As we moved forward in the experimentation phase, we obtained valuable information that helped optimize our algorithm. All the data obtained from these two weeks resulted in much improvement in sleep quality from one week to the next. People surveyed affirmed that they felt better after applying good habits when sleeping. Since we needed evidence from the people in the experiment, we asked them to report their sleep every day, so that they could be aware of how they were sleeping and then to be aware of how they were feeling after. The algorithm improvement from these results had a big impact on how good sleep habits have a positive effect on sleep. Another important insight into people’s habits is the false belief that they were sleeping better when adopting bad habits. Since they already had bad habits from years before, they thought they were sleeping well. However, after some days, they realized that when adopting good sleep habits, people were sleeping even better. They confirmed that they had never slept as good as they slept in the second week. These insights helped to improve our algorithm thanks to reaffirming good habits of sleep.

5. Conclusions

Applications with smart sensors reflect a broad advance in technologies and network architecture based on IoT, which provide specific solutions to problems in the health sector, especially in scenarios focused on home-centered health. This allows the full use of IoT technology in this area, commonly called IoT Health. These apps sound promising for the health sector industry and ICT in general because it allows personalizing the health service and accelerating its evolution.

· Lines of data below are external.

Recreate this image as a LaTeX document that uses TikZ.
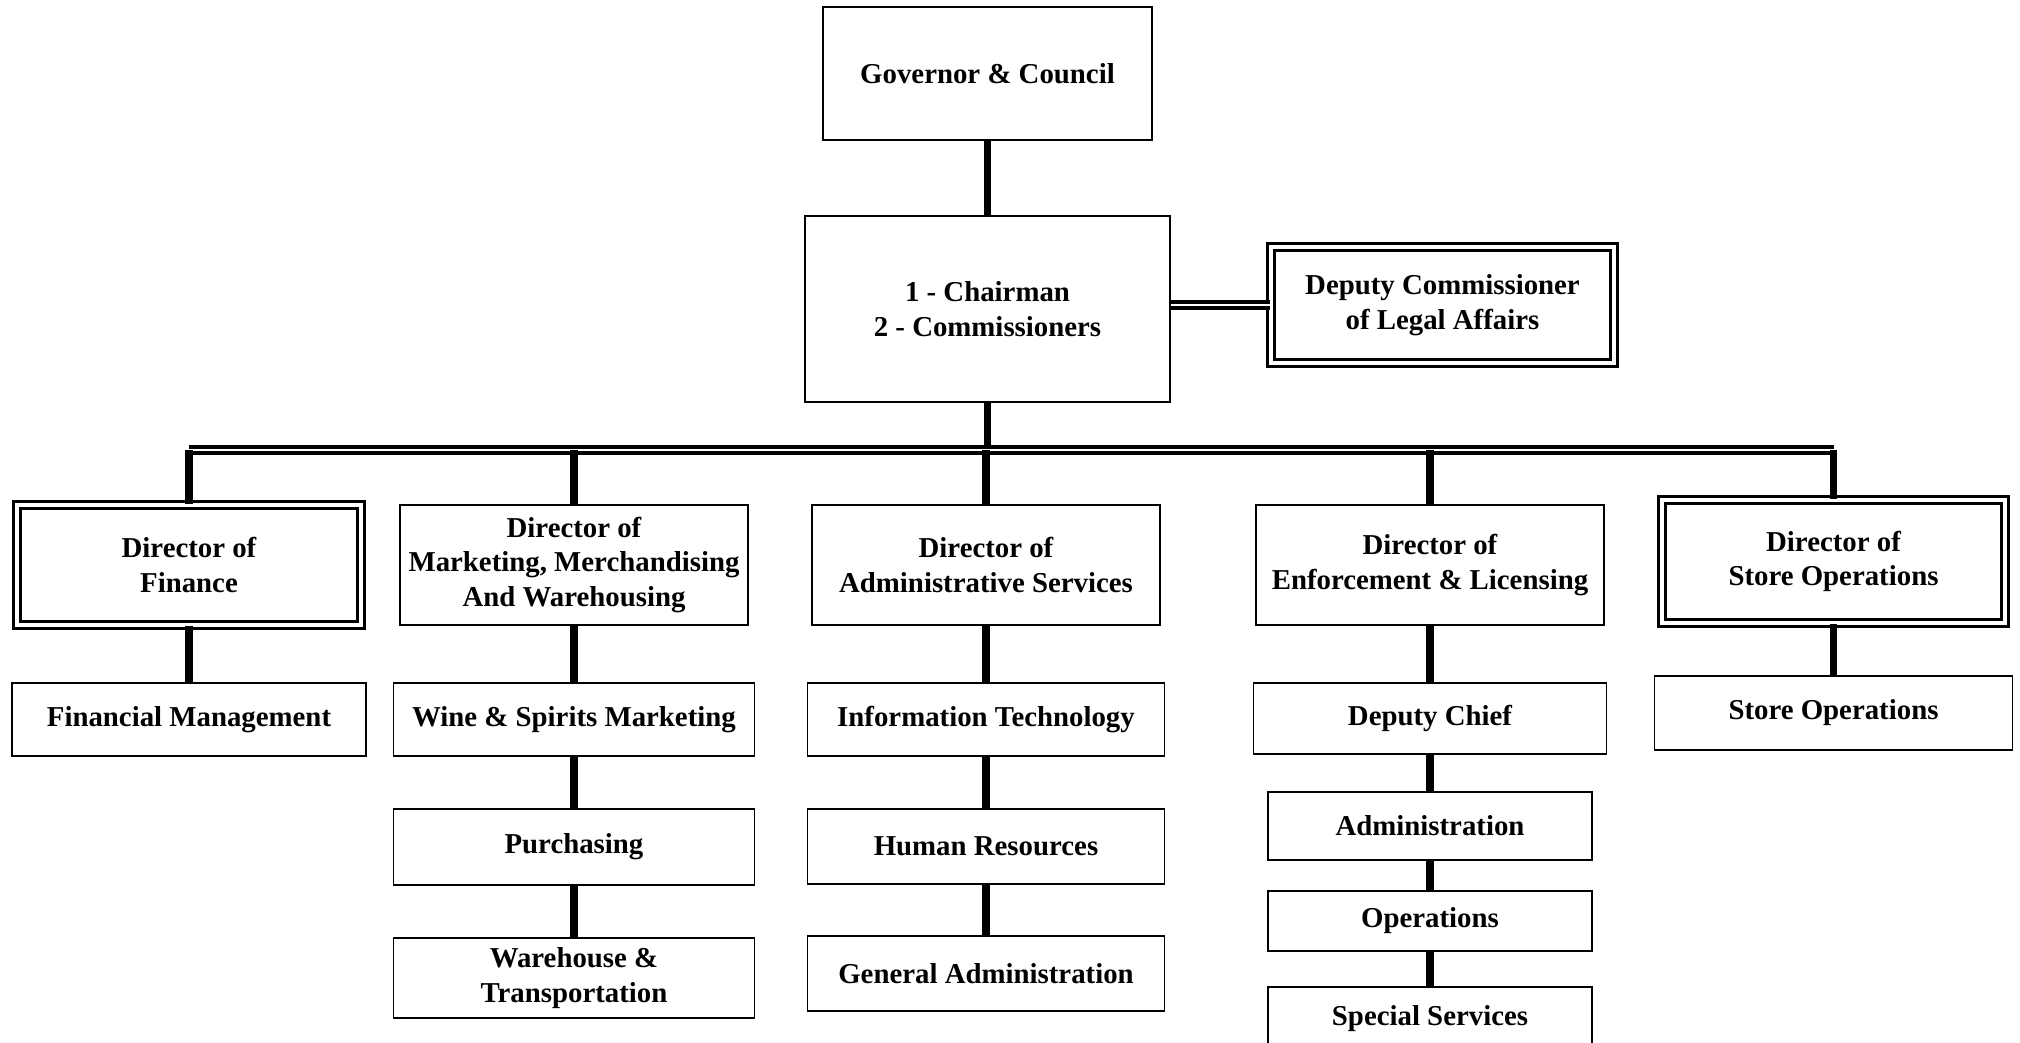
\documentclass[tikz,border=0pt]{standalone}
\usepackage{fontspec}
\setmainfont{Liberation Serif}
\usetikzlibrary{positioning}

\tikzset{
  box/.style={draw, line width=0.5pt, align=center, inner sep=1pt,
    font=\fontsize{8.2}{9.9}\selectfont\bfseries},
  dbox/.style={box, double, double distance=1.3pt, line width=0.7pt},
  link/.style={line width=2pt},
  bus/.style={double, double distance=0.3pt, line width=1.3pt},
}

\begin{document}
\begin{tikzpicture}
  \useasboundingbox (0,0) rectangle (20.2,-10.43);

  % top of the chart
  \node [box, minimum width=3.29cm, minimum height=1.33cm] at (9.875,-0.735) (gov) {Governor \& Council};
  \node [box, minimum width=3.65cm, minimum height=1.86cm] at (9.875,-3.09) (chair) {1 - Chairman\\2 - Commissioners};
  \node [dbox, minimum width=3.43cm, minimum height=1.16cm] at (14.425,-3.05) (legal) {Deputy Commissioner\\of Legal Affairs};
  \coordinate (bus) at (9.875,-4.50);

  % directors
  \node [dbox, minimum width=3.44cm, minimum height=1.20cm] at (1.89,-5.65) (fin) {Director of\\Finance};
  \node [box, minimum width=3.48cm, minimum height=1.20cm] at (5.74,-5.65) (mkt) {Director of\\Marketing, Merchandising\\And Warehousing};
  \node [box, minimum width=3.48cm, minimum height=1.20cm] at (9.86,-5.65) (adm) {Director of\\Administrative Services};
  \node [box, minimum width=3.48cm, minimum height=1.20cm] at (14.30,-5.65) (enf) {Director of\\Enforcement \& Licensing};
  \node [dbox, minimum width=3.43cm, minimum height=1.23cm] at (18.335,-5.615) (store) {Director of\\Store Operations};

  % divisions
  \node [box, minimum width=3.54cm, minimum height=0.73cm] at (1.89,-7.195) (finmgmt) {Financial Management};
  \node [box, minimum width=3.61cm, minimum height=0.73cm] at (5.74,-7.195) (wine) {Wine \& Spirits Marketing};
  \node [box, minimum width=3.61cm, minimum height=0.76cm] at (5.74,-8.47) (purch) {Purchasing};
  \node [box, minimum width=3.61cm, minimum height=0.80cm] at (5.74,-9.78) (wh) {Warehouse \&\\Transportation};
  \node [box, minimum width=3.57cm, minimum height=0.73cm] at (9.86,-7.195) (it) {Information Technology};
  \node [box, minimum width=3.57cm, minimum height=0.75cm] at (9.86,-8.465) (hr) {Human Resources};
  \node [box, minimum width=3.57cm, minimum height=0.75cm] at (9.86,-9.735) (genadm) {General Administration};
  \node [box, minimum width=3.53cm, minimum height=0.71cm] at (14.30,-7.185) (depchief) {Deputy Chief};
  \node [box, minimum width=3.24cm, minimum height=0.68cm] at (14.30,-8.26) (admin) {Administration};
  \node [box, minimum width=3.24cm, minimum height=0.60cm] at (14.30,-9.21) (ops) {Operations};
  \node [box, minimum width=3.24cm, minimum height=0.63cm] at (14.30,-10.185) (special) {Special Services};
  \node [box, minimum width=3.58cm, minimum height=0.74cm] at (18.335,-7.13) (storeops) {Store Operations};

  % connectors
  \draw [link] (gov) -- (chair);
  \draw [bus] (chair.east |- legal.west) -- (legal.west);
  \draw [link] (chair) -- (bus);
  \draw [bus] (fin.north |- bus) -- (store.north |- bus);
  \foreach \d in {fin, mkt, adm, enf, store}
    \draw [link] (\d.north |- bus) -- (\d.north);
  \draw [link] (fin) -- (finmgmt);
  \draw [link] (mkt) -- (wine) -- (purch) -- (wh);
  \draw [link] (adm) -- (it) -- (hr) -- (genadm);
  \draw [link] (enf) -- (depchief) -- (admin) -- (ops) -- (special);
  \draw [link] (store) -- (storeops);
\end{tikzpicture}
\end{document}
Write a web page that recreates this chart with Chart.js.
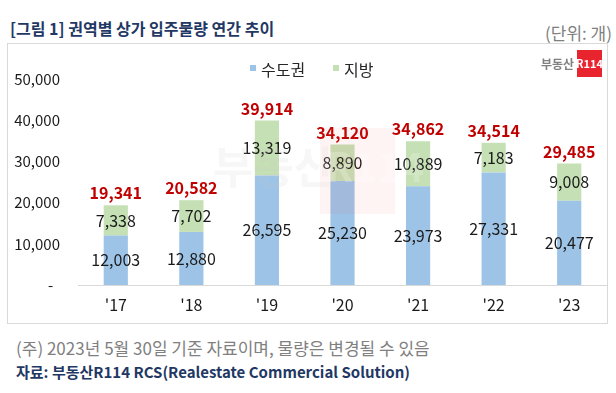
<!DOCTYPE html>
<html>
<head>
<meta charset="utf-8">
<script src="https://cdn.jsdelivr.net/npm/chart.js@4.4.0/dist/chart.umd.min.js"></script>
<style>
  body { margin: 0; background: #fff; font-family: 'Noto Sans CJK KR', 'Noto Sans', sans-serif; }
  #wrap { position: relative; width: 616px; height: 393px; overflow: hidden; }
  .title { position: absolute; left: 10px; top: 17px; font-size: 16px; font-weight: bold; color: #1f3864; line-height: 22px; }
  .unit { position: absolute; right: 4px; top: 22px; font-size: 17px; color: #808080; line-height: 22px; }
  #box { position: absolute; left: 7px; top: 43px; width: 599px; height: 279px; border: 1px solid #d9d9d9; }
  .note { position: absolute; left: 16px; top: 337px; font-size: 17px; color: #808080; line-height: 22px; }
  .src { position: absolute; left: 16px; top: 361px; font-size: 15px; font-weight: bold; color: #1f3864; line-height: 22px; }
</style>
</head>
<body>
<div id="wrap">
  <div class="title">[그림 1] 권역별 상가 입주물량 연간 추이</div>
  <div class="unit">(단위: 개)</div>
  <div id="box"><canvas id="chart" width="599" height="279"></canvas></div>
  <div class="note">(주) 2023년 5월 30일 기준 자료이며, 물량은 변경될 수 있음</div>
  <div class="src">자료: 부동산R114 RCS(Realestate Commercial Solution)</div>
</div>
<script>
const years = ["'17", "'18", "'19", "'20", "'21", "'22", "'23"];
const capital = [12003, 12880, 26595, 25230, 23973, 27331, 20477];   // 수도권
const regional = [7338, 7702, 13319, 8890, 10889, 7183, 9008];       // 지방
const totals = [19341, 20582, 39914, 34120, 34862, 34514, 29485];
const yMax = 50000;
const yStep = 10000;

const FONT = "'Noto Sans CJK KR', 'Noto Sans', sans-serif";
const fmt = v => v.toLocaleString('en-US');

// labels inside segments + totals on top
const labelPlugin = {
  id: 'labels',
  afterDatasetsDraw(chart) {
    const ctx = chart.ctx;
    ctx.save();
    ctx.textAlign = 'center';
    ctx.textBaseline = 'middle';
    ctx.font = '16px ' + FONT;
    ctx.fillStyle = '#1a1a1a';
    chart.data.datasets.forEach((ds, di) => {
      chart.getDatasetMeta(di).data.forEach((bar, i) => {
        const mid = (bar.y + bar.base) / 2;
        ctx.fillText(fmt(ds.data[i]), bar.x, mid);
      });
    });
    ctx.font = 'bold 16px ' + FONT;
    ctx.fillStyle = '#c00000';
    const top = chart.getDatasetMeta(1).data;
    top.forEach((bar, i) => {
      ctx.fillText(fmt(totals[i]), bar.x, bar.y - 12);
    });
    ctx.restore();
  }
};

// watermark, legend and logo
const decoPlugin = {
  id: 'deco',
  afterDatasetsDraw(chart) {
    const ctx = chart.ctx;
    ctx.save();
    // faint watermark
    ctx.fillStyle = 'rgba(255, 60, 60, 0.06)';
    ctx.fillRect(312, 84, 75, 86);
    ctx.font = 'bold 44px ' + FONT;
    ctx.textBaseline = 'middle';
    ctx.textAlign = 'left';
    ctx.fillStyle = 'rgba(200, 200, 200, 0.14)';
    ctx.fillText('부동산', 205, 123);
    ctx.font = 'bold 40px ' + FONT;
    ctx.fillStyle = 'rgba(255, 255, 255, 0.22)';
    ctx.fillText('R114', 318, 123);
    ctx.restore();
  },
  afterDraw(chart) {
    const ctx = chart.ctx;
    ctx.save();
    // legend
    ctx.textBaseline = 'middle';
    ctx.textAlign = 'left';
    ctx.font = '16px ' + FONT;
    const items = [[242, 0], [325, 1]];
    items.forEach(([x, di]) => {
      const ds = chart.data.datasets[di];
      ctx.fillStyle = ds.backgroundColor;
      ctx.fillRect(x, 21, 6, 6);
      ctx.fillStyle = '#262626';
      ctx.fillText(ds.label, x + 11, 26);
    });
    // logo
    ctx.font = 'bold 12px ' + FONT;
    ctx.textAlign = 'right';
    ctx.fillStyle = '#808080';
    ctx.fillText('부동산', 566, 20);
    ctx.fillStyle = '#e8242e';
    ctx.fillRect(569, 6, 25, 27);
    ctx.fillStyle = '#fff';
    ctx.textAlign = 'center';
    ctx.font = 'bold 11px ' + FONT;
    ctx.fillText('R114', 581.5, 20);
    ctx.restore();
  }
};

new Chart(document.getElementById('chart'), {
  type: 'bar',
  data: {
    labels: years,
    datasets: [
      { label: '수도권', data: capital, backgroundColor: '#9dc3e6' },
      { label: '지방', data: regional, backgroundColor: '#c5e0b4' }
    ]
  },
  options: {
    responsive: false,
    animation: false,
    layout: { padding: { top: 35, right: 0, bottom: 0, left: 0 } },
    datasets: { bar: { barPercentage: 0.32, categoryPercentage: 1 } },
    plugins: { legend: { display: false }, tooltip: { enabled: false } },
    scales: {
      x: {
        stacked: true,
        afterFit: s => { s.height = 38; },
        grid: { display: false, drawTicks: false },
        border: { display: true, color: '#d9d9d9', width: 1 },
        ticks: { color: '#1a1a1a', font: { family: FONT, size: 16 }, padding: 10 }
      },
      y: {
        stacked: true,
        min: 0,
        max: yMax,
        afterFit: s => { s.width = 70; },
        grid: { display: false, drawTicks: false },
        border: { display: false },
        ticks: {
          stepSize: yStep,
          color: '#1a1a1a',
          font: { family: FONT, size: 15 },
          padding: 18,
          callback: v => v === 0 ? '-  ' : fmt(v)
        }
      }
    }
  },
  plugins: [labelPlugin, decoPlugin]
});
</script>
</body>
</html>
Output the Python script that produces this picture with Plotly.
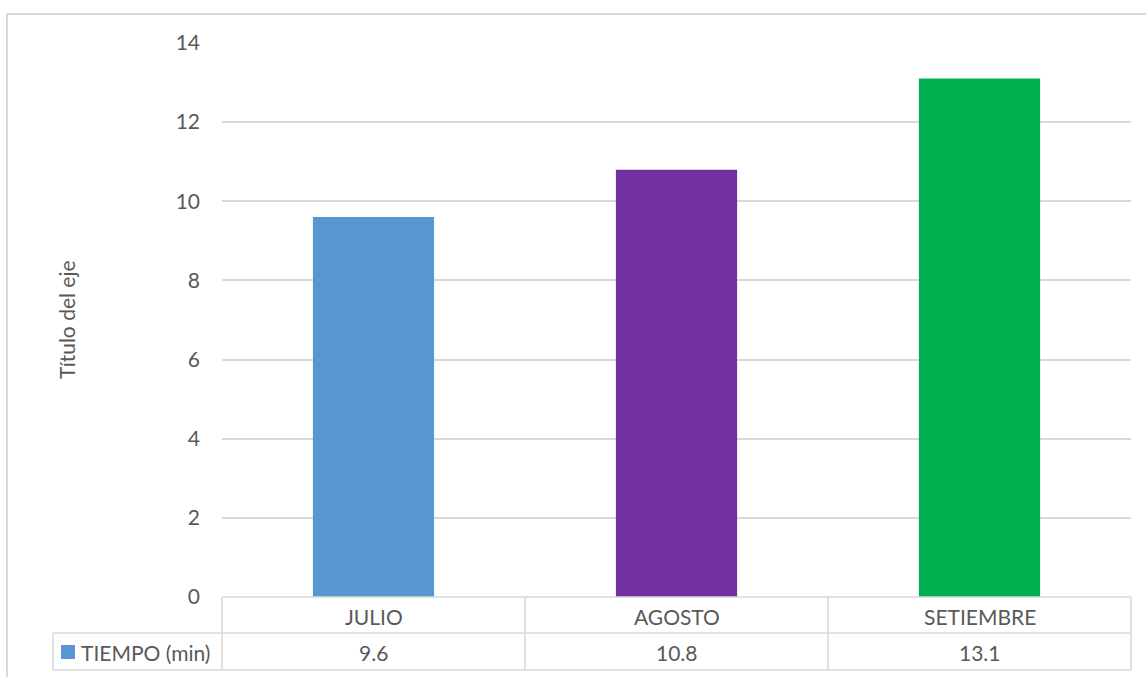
import plotly.graph_objects as go

categories = ["JULIO", "AGOSTO", "SETIEMBRE"]
values = [9.6, 10.8, 13.1]
series_name = "TIEMPO (min)"
bar_colors = ["#5897d2", "#7030a0", "#00b050"]
y_ticks = [0, 2, 4, 6, 8, 10, 12, 14]
y_title = "Título del eje"

W, H = 1146, 677
L, R, T, B = 222, 15, 43, 80
pw, ph = W - L - R, H - T - B

def px_x(x):
    return (x - L) / pw

def px_y(y):
    return (H - B - y) / ph

FONT = "Lato"
TXT = "#595959"
GRID = "#d9d9d9"
FS = 21

fig = go.Figure()
fig.add_trace(go.Bar(
    x=categories, y=values, width=0.4,
    marker=dict(color=bar_colors, line=dict(width=0)),
    name=series_name, showlegend=False,
))

shapes = []
def line(x0, y0, x1, y1, w=1.5):
    shapes.append(dict(type="line", xref="paper", yref="paper",
                       x0=px_x(x0), y0=px_y(y0), x1=px_x(x1), y1=px_y(y1),
                       line=dict(color=GRID, width=w), layer="above"))

# outer chart frame
shapes.append(dict(type="rect", xref="paper", yref="paper",
                   x0=px_x(7), y0=px_y(14), x1=px_x(1160), y1=px_y(700),
                   line=dict(color=GRID, width=2), layer="below"))
# data table
line(222, 597, 1131, 597)
line(53, 633, 1131, 633)
line(53, 670, 1131, 670)
line(53, 633, 53, 670)
line(222, 597, 222, 670)
n = len(categories)
for i in range(1, n + 1):
    xx = L + pw * i / n
    line(xx, 597, xx, 670)
# legend key
shapes.append(dict(type="rect", xref="paper", yref="paper",
                   x0=px_x(61), y0=px_y(659), x1=px_x(75), y1=px_y(645),
                   fillcolor=bar_colors[0], line=dict(width=0)))

annotations = []
for c, v in zip(categories, values):
    annotations.append(dict(x=c, y=px_y(616), xref="x", yref="paper",
                            text=c, showarrow=False, yanchor="middle",
                            font=dict(family=FONT, size=FS, color=TXT)))
    annotations.append(dict(x=c, y=px_y(652), xref="x", yref="paper",
                            text=f"{v:g}", showarrow=False, yanchor="middle",
                            font=dict(family=FONT, size=FS, color=TXT)))
annotations.append(dict(x=px_x(79), y=px_y(652), xref="paper", yref="paper",
                        text=series_name, showarrow=False, xanchor="left",
                        yanchor="middle",
                        font=dict(family=FONT, size=FS, color=TXT)))
annotations.append(dict(x=px_x(66), y=0.5, xref="paper", yref="paper",
                        text=y_title, showarrow=False, textangle=-90,
                        xanchor="center", yanchor="middle",
                        font=dict(family=FONT, size=FS, color=TXT)))

fig.update_layout(
    width=W, height=H,
    margin=dict(l=L, r=R, t=T, b=B),
    paper_bgcolor="white", plot_bgcolor="white",
    bargap=0.6,
    xaxis=dict(showticklabels=False, showgrid=False, zeroline=False,
               showline=False, ticks=""),
    yaxis=dict(range=[0, 14], tickvals=y_ticks, showgrid=True,
               gridcolor=GRID, gridwidth=1.5, zeroline=False, showline=False,
               ticks="", ticklabelstandoff=21,
               tickfont=dict(family=FONT, size=FS, color=TXT)),
    shapes=shapes, annotations=annotations,
    showlegend=False,
)

fig.write_html("out.html")
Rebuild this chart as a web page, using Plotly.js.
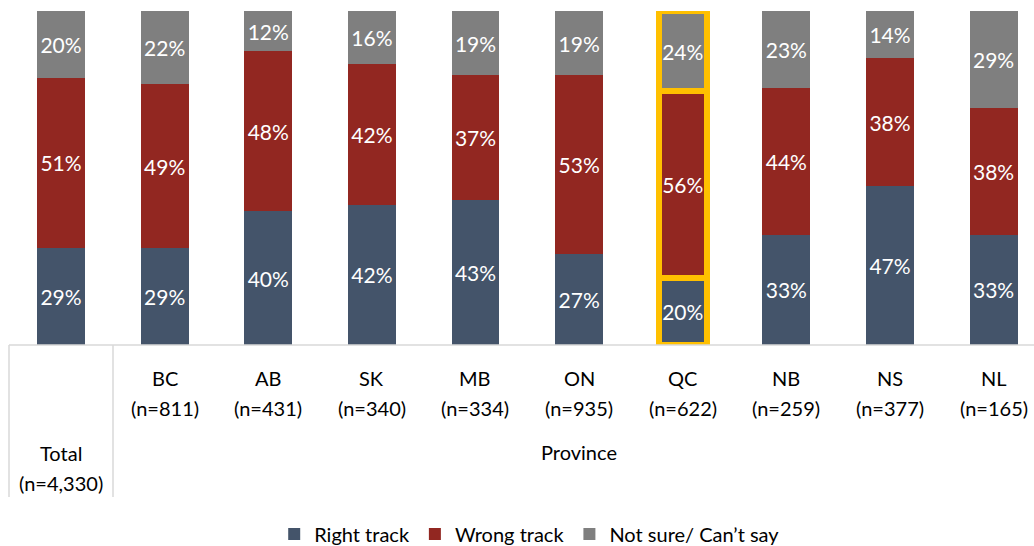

In this work, we have implemented a wireless sensor network for sleep control in a person’s room. This network is a non-invasive method of monitoring the main conditions in which a person sleeps. We have compared these results with the sleeping habits of various people to provide feedback to the sensor system. We have found an improvement in sleep quality of around 15%, just by monitoring some external room conditions. This can be a good solution that we have compared with several commercial wearables. It is a suitable alternative for people who cannot or do not want to sleep with accessories on their body or in their bed but who must have some vital signs monitored while they sleep. Our work provides a low-cost system implemented in the room with simple management of recommendations messages for the user, and the sensor network algorithm allows network energy optimization.